To put the enormity of the event in perspective, Harris tells of her sister and fellow runner Angela Horrocks who participated in the marathon with her. Even though they finished within 30 seconds of each other, Harris says they never once saw each other during the race.
Harris said the overwhelming support from the cities and towns along the route was incredible. From spraying down runners with their own garden hoses to providing ice buckets along the way, the locals make “The Boston” memorable.
“You’re never alone for 26 miles,” said Harris. “I don’t think the runners would have made it without the townspeople.”
She says the hardest part of the race came, not at Heartbreak Hill where most runners struggle on the incline change, but at the 24 mile marker when she saw her husband.
“I saw my husband at mile 24, and that was a little hard…those last two miles were really hard,” said Harris.
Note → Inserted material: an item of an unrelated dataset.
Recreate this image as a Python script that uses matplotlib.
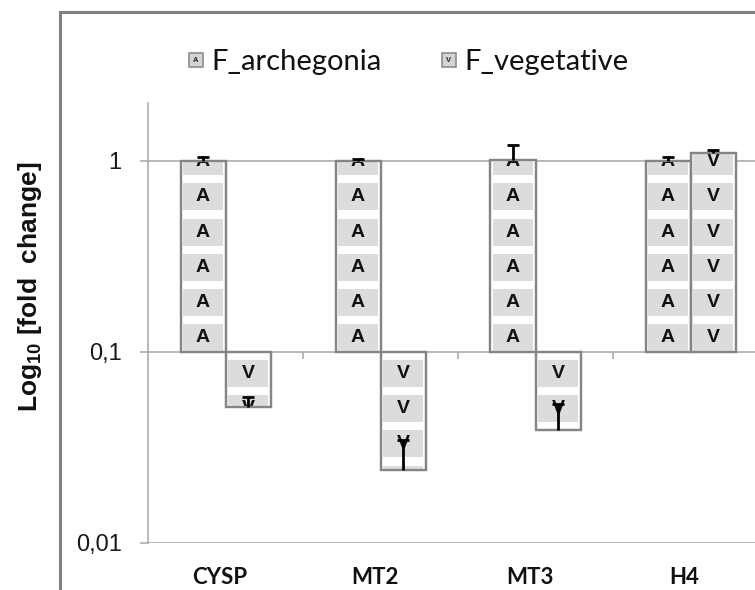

Harris, a Physical Therapy Assistant at Mountain Land Physical Therapy in Santaquin, is a dedicated working mother of three and still finds time to train for her marathons. The Boston was her fourth marathon, and she hopes she’ll have another opportunity to run it.
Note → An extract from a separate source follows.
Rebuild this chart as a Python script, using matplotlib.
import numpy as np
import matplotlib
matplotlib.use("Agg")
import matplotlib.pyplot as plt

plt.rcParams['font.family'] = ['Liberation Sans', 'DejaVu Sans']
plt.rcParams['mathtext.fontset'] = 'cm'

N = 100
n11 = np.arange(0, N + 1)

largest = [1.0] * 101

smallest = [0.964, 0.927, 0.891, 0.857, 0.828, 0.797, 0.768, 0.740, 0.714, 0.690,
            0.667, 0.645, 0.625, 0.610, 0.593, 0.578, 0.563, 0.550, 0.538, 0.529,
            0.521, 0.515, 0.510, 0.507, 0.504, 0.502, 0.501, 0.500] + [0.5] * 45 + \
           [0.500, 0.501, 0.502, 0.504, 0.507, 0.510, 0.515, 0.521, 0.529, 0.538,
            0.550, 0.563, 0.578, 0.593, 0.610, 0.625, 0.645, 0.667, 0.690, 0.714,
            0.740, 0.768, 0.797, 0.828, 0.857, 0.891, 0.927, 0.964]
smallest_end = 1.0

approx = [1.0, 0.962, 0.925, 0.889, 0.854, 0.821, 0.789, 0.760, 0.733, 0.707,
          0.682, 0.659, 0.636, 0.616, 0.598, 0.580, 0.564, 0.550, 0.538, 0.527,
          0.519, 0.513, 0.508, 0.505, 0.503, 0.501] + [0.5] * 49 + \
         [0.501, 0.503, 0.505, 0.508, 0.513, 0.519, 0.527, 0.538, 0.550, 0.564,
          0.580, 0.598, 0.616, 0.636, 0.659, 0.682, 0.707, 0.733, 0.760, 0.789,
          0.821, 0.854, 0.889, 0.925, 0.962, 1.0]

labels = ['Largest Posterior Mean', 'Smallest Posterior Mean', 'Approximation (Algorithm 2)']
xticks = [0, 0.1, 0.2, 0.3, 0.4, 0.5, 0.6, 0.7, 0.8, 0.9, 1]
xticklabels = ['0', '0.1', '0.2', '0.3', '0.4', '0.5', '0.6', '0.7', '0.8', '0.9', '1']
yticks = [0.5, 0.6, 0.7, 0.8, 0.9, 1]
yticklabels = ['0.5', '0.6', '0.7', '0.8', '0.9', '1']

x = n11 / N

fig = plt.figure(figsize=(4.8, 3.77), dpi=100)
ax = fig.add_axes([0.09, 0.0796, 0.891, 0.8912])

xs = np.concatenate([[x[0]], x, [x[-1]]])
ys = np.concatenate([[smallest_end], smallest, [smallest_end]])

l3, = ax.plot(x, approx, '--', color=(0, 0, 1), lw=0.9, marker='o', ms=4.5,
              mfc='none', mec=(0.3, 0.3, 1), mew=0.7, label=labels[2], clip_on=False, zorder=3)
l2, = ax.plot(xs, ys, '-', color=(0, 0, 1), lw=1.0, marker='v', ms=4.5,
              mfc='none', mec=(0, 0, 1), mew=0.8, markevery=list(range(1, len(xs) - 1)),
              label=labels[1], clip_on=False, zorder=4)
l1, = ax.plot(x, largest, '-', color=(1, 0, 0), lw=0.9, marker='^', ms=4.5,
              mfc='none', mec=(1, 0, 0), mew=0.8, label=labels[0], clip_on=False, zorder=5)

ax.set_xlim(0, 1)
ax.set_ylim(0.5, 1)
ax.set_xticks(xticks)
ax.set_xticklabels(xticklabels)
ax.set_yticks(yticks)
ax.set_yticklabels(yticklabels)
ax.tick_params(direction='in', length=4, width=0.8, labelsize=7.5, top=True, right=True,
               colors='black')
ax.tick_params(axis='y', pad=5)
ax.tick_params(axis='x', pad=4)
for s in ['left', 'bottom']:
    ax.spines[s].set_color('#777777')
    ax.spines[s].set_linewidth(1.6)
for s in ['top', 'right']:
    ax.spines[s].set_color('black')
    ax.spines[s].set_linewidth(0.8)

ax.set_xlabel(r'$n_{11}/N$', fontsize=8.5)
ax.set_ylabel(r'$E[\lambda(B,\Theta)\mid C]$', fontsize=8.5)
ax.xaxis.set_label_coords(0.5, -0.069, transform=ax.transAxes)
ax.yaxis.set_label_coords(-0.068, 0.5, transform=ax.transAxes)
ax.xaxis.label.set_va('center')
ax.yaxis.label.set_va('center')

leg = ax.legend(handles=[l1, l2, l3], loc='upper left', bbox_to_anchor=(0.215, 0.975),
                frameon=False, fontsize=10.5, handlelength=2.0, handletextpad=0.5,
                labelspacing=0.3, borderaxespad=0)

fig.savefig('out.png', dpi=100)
“As a marathon runner the Boston is always in the back of your mind,” said Harris. “Cause that’s it.”
She said her love for running comes from her father, who was also a marathoner. Now running is her passion and she describes her “runners high” as something that combines the thrill of running with the feeling of accomplishment.
“To me it’s not necessarily something you feel while you’re running, it’s afterward,” says Harris. “It’s the excitement and the energy. It’s hard to explain. For me it’s missing it when you can’t do it…I just want to be out there, just the love of running.”
Out running past the orchards of Santaquin on a Saturday morning, for instance.
Harris’ favorite run is the one she takes with her dog Roxy from her home in Summit Ridge out to the north end of town through Genola. She runs because she loves it. That’s why her goals going in to The Boston were to finish and enjoy herself along the way.
“I had worked hard to get there, so I just said ‘I’m going to enjoy it’,” said Harris.
She said she hopes to run in the marathon again someday and gave a piece of advice to those runners looking to work their way to that point.
“I think the biggest thing is just set your goals and work hard to achieve them. Be consistent and be willing to sacrifice,” she said.